Revisar un cuadro de honor, en donde el único nombre que destaca es el del deportista o el equipo que se hizo de la victoria, es un ejercicio frío e insuficiente. Tal vez su única función se reduce al repaso de la estadística. Por el camino quedan las singularidades de cada gesta ligadas a una relación causal e incluso los eventos azarosos que intercedieron para que el final de una campaña se resuelva a favor de tal o cual.

Aunque desde una perspectiva exitista, el olvido sepulta a los que estuvieron a punto de quedarse con la victoria, sobran ejemplos de lo contrario cuando los rasgos identitarios de los que perdieron se salvan de la condena al ostracismo. Señales grabadas a fuego que les permiten a los aficionados verse reflejados en el espíritu de las personas que saltan a la arena.

Los New York Knicks de la década del 90 se colaron en el corazón de su gente y de su ciudad a pesar de no haber conseguido ningún anillo. Sangre en el Garden (editorial Contra) del periodista estadounidense Chris Herring, realiza una crónica de cómo la franquicia de Manhattan salió del pozo, recuperó el respeto de la liga y el cariño de su público, haciendo hincapié, justamente, en la identidad construida por su plantel.

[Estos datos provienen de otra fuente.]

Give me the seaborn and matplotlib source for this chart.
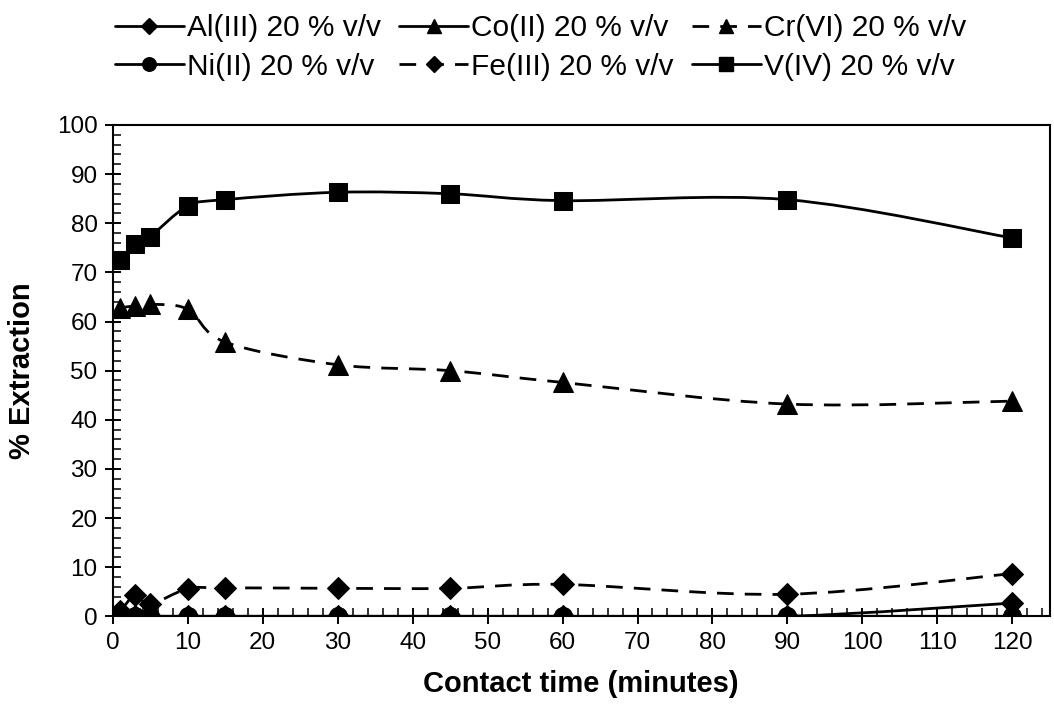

Luego de obtener los campeonatos del 70 y 73 los Knicks entraron en franco declive hasta tocar fondo a mediados de la década del 80. En la primera posición del draft de 1985 reclutan a la estrella de la Universidad de Georgetown, Patrick Ewing. La incorporación del pívot no fue suficiente para que pudieran levantar cabeza.

El golpe de timón se hizo esperar hasta 1991, cuando se hizo de la dirección técnica Pat Riley. Arribó a la ciudad de Nueva York luego de obtener —en la década del 80— cuatro campeonatos con Los Ángeles Lakers. Pero la ciudad de Los Ángeles no es igual a la de Nueva York y el estilo de juego impuesto por el Showtime en la mano del pasador Magic Johnson y el anotador Kareem Abdul-Jabbar no era viable en la costa este.

A los Knicks les urgía un sello propio que hiciese buen maridaje con la idiosincrasia de su afición, y llegó de la mano del nuevo entrenador que entendió que el juego físico y la agresividad eran los caminos para el resurgimiento.

“Tenés que necesitar la victoria tanto como yo necesito de respirar”; desde el día uno esa frase fue el mantra que encontró el nuevo entrenador para sacudir la modorra del equipo. Entrenamientos extenuantes, batallas en la pintura en la que los jugadores se magullaban entre sí y la convicción de que serían un equipo a tener en cuenta, dejaron atrás los años de decadencia.

Al final de la temporada regular los Knicks marcaron el mejor récord de la División Atlántico y en semifinales obligaron a los Chicago Bulls a jugar siete partidos. Lo que a priori parecía un trámite sencillo para los dirigidos por Phil Jackson, se convirtió en una disputa feroz que redujo al mínimo la presencia de Jordan en la pintura, a raíz de los golpes que se llevaba cada vez que intentaba acertar un tiro al aro.

La respuesta del público al juego duro impuesto por Riley hizo crecer el negocio a tal punto, que el departamento de marketing tuvo que abrir una lista de espera para que los abonados se hicieran de sus tiques en los partidos de local. La esperanza iba en ascenso, pero en su camino al título otra vez tenían que enfrentar a los Bulls, esta vez en final de conferencia, serie que ganó Chicago 4-2.

En la temporada 93-94, con Jordan cursando su primer retiro, los Knicks —por fin— pudieron llegar a las finales de la NBA. Para cumplir el sueño de volver a colgar un estandarte en lo más alto de su pabellón debían vencer a los Rockets de Hakeem Olajuwon.

Estaban empatados en dos uno cuando el 17 de junio de 1994 se disputó el quinto partido. La victoria fue para los neoyorkinos, sin embargo, el juego pasó desapercibido porque la atención de todo el país, incluida la de los asistentes al Madison Square Garden, se enfocó en la persecución de la policía a O.J. Simpson, acusado de asesinar a su esposa Nicole Bronw y a Ronald Goldman.

Los Knicks viajaron a Houston por el título, pero una mala decisión en ataque en el último segundo les permitió a los Rockets empatar la serie en tres que, días después, también se llevaron el séptimo partido y el campeonato.

Los dirigidos por Riley estuvieron a una pelota de obtener su tercer anillo en la historia. A pesar de no haberlo conseguido, los rasgos identitarios de ese equipo, que se caracterizó por un juego físico y agresivo, marcaron con su entrega el corazón de los fanáticos y con sangre el flotante del Garden.